How do you find the second linearly independent solution using reduction of order.
Examples
$\displaystyle
t^{2}y'' + 6ty' +6y = 0
t > 0
f(t) = t^{-2}
$
$\displaystyle
ty'' + (1-2t)y' + (t-1)y = 0
t > 0
f(t) = e^t
$
How do you find the second linearly independent solution using reduction of order.
Examples
$\displaystyle
t^{2}y'' + 6ty' +6y = 0
t > 0
f(t) = t^{-2}
$
$\displaystyle
ty'' + (1-2t)y' + (t-1)y = 0
t > 0
f(t) = e^t
$
Suppose we have $\displaystyle t^{2}y'' + 6ty' +6y = 0, \ t > 0, \ y_{1}(t) = t^{-2}$.
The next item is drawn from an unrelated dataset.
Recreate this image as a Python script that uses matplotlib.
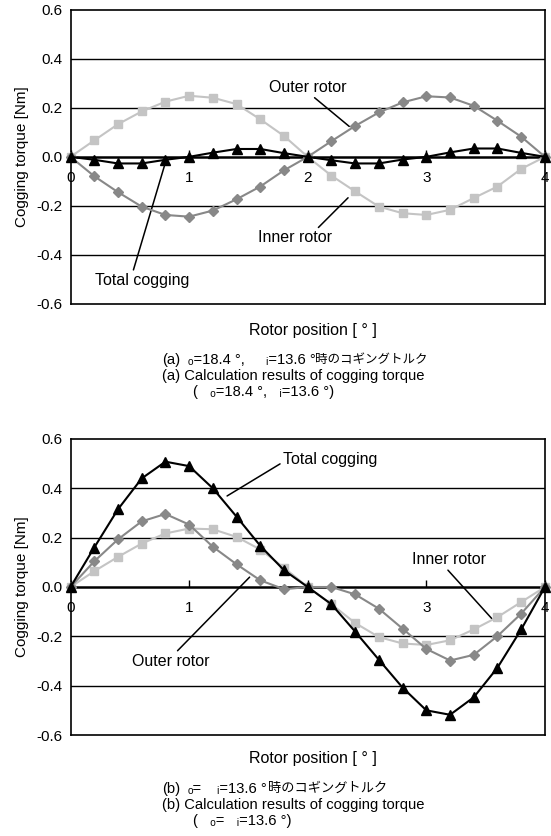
import matplotlib
matplotlib.use("Agg")
import matplotlib.pyplot as plt
import numpy as np

plt.rcParams['font.family'] = ['Liberation Sans', 'DejaVu Sans', 'Noto Sans CJK JP']

# rotor position [deg]
pos = [0.0, 0.2, 0.4, 0.6, 0.8, 1.0, 1.2, 1.4, 1.6, 1.8, 2.0,
       2.2, 2.4, 2.6, 2.8, 3.0, 3.2, 3.4, 3.6, 3.8, 4.0]

# (a) theta_o = 18.4, theta_i = 13.6
total_a = [0, -0.012, -0.027, -0.027, -0.012, 0, 0.017, 0.032, 0.032, 0.015, 0,
           -0.014, -0.027, -0.027, -0.011, 0, 0.018, 0.034, 0.034, 0.016, 0]
outer_a = [0, -0.079, -0.144, -0.203, -0.237, -0.244, -0.219, -0.173, -0.121, -0.055, 0,
           0.064, 0.126, 0.181, 0.222, 0.247, 0.242, 0.208, 0.147, 0.082, 0]
inner_a = [0, 0.067, 0.133, 0.185, 0.225, 0.249, 0.241, 0.215, 0.153, 0.085, 0,
           -0.077, -0.141, -0.203, -0.230, -0.237, -0.216, -0.168, -0.121, -0.049, 0]

# (b) theta_o = theta_i = 13.6
total_b = [0, 0.16, 0.315, 0.44, 0.508, 0.49, 0.40, 0.285, 0.167, 0.068, 0,
           -0.07, -0.181, -0.295, -0.408, -0.50, -0.518, -0.447, -0.327, -0.172, 0]
outer_b = [0, 0.104, 0.193, 0.266, 0.296, 0.253, 0.163, 0.092, 0.027, -0.009, 0,
           0.0, -0.03, -0.088, -0.169, -0.251, -0.298, -0.275, -0.199, -0.108, 0]
inner_b = [0, 0.064, 0.122, 0.176, 0.217, 0.237, 0.234, 0.203, 0.152, 0.078, 0,
           -0.07, -0.146, -0.203, -0.229, -0.235, -0.216, -0.172, -0.122, -0.061, 0]

yticks = [-0.6, -0.4, -0.2, 0.0, 0.2, 0.4, 0.6]
ytick_labels = ["-0.6", "-0.4", "-0.2", "0.0", "0.2", "0.4", "0.6"]
xticks = [0, 1, 2, 3, 4]

INNER_C = "#c4c4c4"
OUTER_C = "#888888"
FS = 11


def draw_panel(ax, total, outer, inner):
    ax.set_xlim(0, 4)
    ax.set_ylim(-0.6, 0.6)
    for s in ax.spines.values():
        s.set_color("black")
        s.set_linewidth(1.2)
    # x axis crosses at zero, frame bottom drawn separately
    ax.spines["bottom"].set_position(("data", 0))
    ax.spines["bottom"].set_linewidth(1.8)
    ax.plot([0, 1], [0, 0], transform=ax.transAxes, color="black", lw=1.2,
            clip_on=False, zorder=6)
    for v in [-0.4, -0.2, 0.2, 0.4]:
        ax.axhline(v, color="black", lw=1.0, zorder=1)
    ax.set_yticks(yticks)
    ax.set_yticklabels(ytick_labels, fontsize=FS)
    ax.tick_params(axis="y", length=0, pad=6)
    ax.set_xticks(xticks)
    ax.set_xticklabels([str(t) for t in xticks], fontsize=FS)
    ax.tick_params(axis="x", direction="in", length=5, width=1.0, pad=10)
    ax.plot(pos, inner, color=INNER_C, lw=1.5, marker="s", ms=5.5,
            mec=INNER_C, mfc=INNER_C, zorder=3, clip_on=False)
    ax.plot(pos, outer, color=OUTER_C, lw=1.5, marker="D", ms=5.0,
            mec=OUTER_C, mfc=OUTER_C, zorder=4, clip_on=False)
    ax.plot(pos, total, color="black", lw=1.5, marker="^", ms=7.5,
            mec="black", mfc="black", zorder=5, clip_on=False)
    ax.set_ylabel("Cogging torque [Nm]", fontsize=FS, labelpad=5)


fig = plt.figure(figsize=(5.51, 8.36), dpi=100)
ax1 = fig.add_axes([0.128, 0.6364, 0.861, 0.352])
ax2 = fig.add_axes([0.128, 0.1208, 0.861, 0.3541])

draw_panel(ax1, total_a, outer_a, inner_a)
draw_panel(ax2, total_b, outer_b, inner_b)

AFS = 11.5
line = dict(arrowstyle="-", color="black", lw=1.1, shrinkA=0, shrinkB=0)

# annotations (a)
ax1.annotate("Outer rotor", xy=(2.35, 0.124), xytext=(1.67, 0.283),
             fontsize=AFS, ha="left", va="center",
             arrowprops=dict(line, relpos=(0.55, 0.0)))
ax1.annotate("Inner rotor", xy=(2.34, -0.167), xytext=(1.58, -0.33),
             fontsize=AFS, ha="left", va="center",
             arrowprops=dict(line, relpos=(0.78, 1.0)))
ax1.annotate("Total cogging", xy=(0.81, -0.007), xytext=(0.205, -0.503),
             fontsize=AFS, ha="left", va="center",
             arrowprops=dict(line, relpos=(0.4, 1.0)))

# annotations (b)
ax2.annotate("Total cogging", xy=(1.32, 0.369), xytext=(1.79, 0.515),
             fontsize=AFS, ha="left", va="center",
             arrowprops=dict(line, relpos=(0.0, 0.35)))
ax2.annotate("Inner rotor", xy=(3.55, -0.127), xytext=(2.88, 0.11),
             fontsize=AFS, ha="left", va="center",
             arrowprops=dict(line, relpos=(0.45, 0.0)))
ax2.annotate("Outer rotor", xy=(1.51, 0.04), xytext=(0.52, -0.3),
             fontsize=AFS, ha="left", va="center",
             arrowprops=dict(line, relpos=(0.55, 1.0)))

# x labels and captions
W, H = 551.0, 836.0
CFS = 10.6


def ftext(px, py, s, fs=CFS, ha="left"):
    fig.text(px / W, 1 - py / H, s, fontsize=fs, ha=ha, va="center")


ftext(313, 331, "Rotor position [ ° ]", fs=11.5, ha="center")
ftext(162, 360, "(a)")
ftext(188, 360, "ₒ=18.4 °,")
ftext(266, 360, "ᵢ=13.6 °")
ftext(315, 360, "時のコギングトルク", fs=9)
ftext(162, 376, "(a) Calculation results of cogging torque")
ftext(193, 392, "(   ₒ=18.4 °,   ᵢ=13.6 °)")

ftext(313, 759, "Rotor position [ ° ]", fs=11.5, ha="center")
ftext(162, 789, "(b)")
ftext(188, 789, "ₒ=")
ftext(217, 789, "ᵢ=13.6 °")
ftext(268, 789, "時のコギングトルク", fs=9.5)
ftext(162, 805, "(b) Calculation results of cogging torque")
ftext(193, 821, "(   ₒ=   ᵢ=13.6 °)")

fig.savefig("out.png", dpi=100)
We know that the second solution will have the form $\displaystyle y_{2}(t) = v(t)y_{1}(t) $. Now:
$\displaystyle y_{2}(t) = t^{-2}v $
$\displaystyle y_{2}'(t) = -2t^{-3}v+t^{-2}v' $
$\displaystyle y_{2}''(t) = \cdots $
Plug these into differential equation. You will get an expression only involving derivatives of $\displaystyle v $. Then make a substitution to get a linear first order differential equation.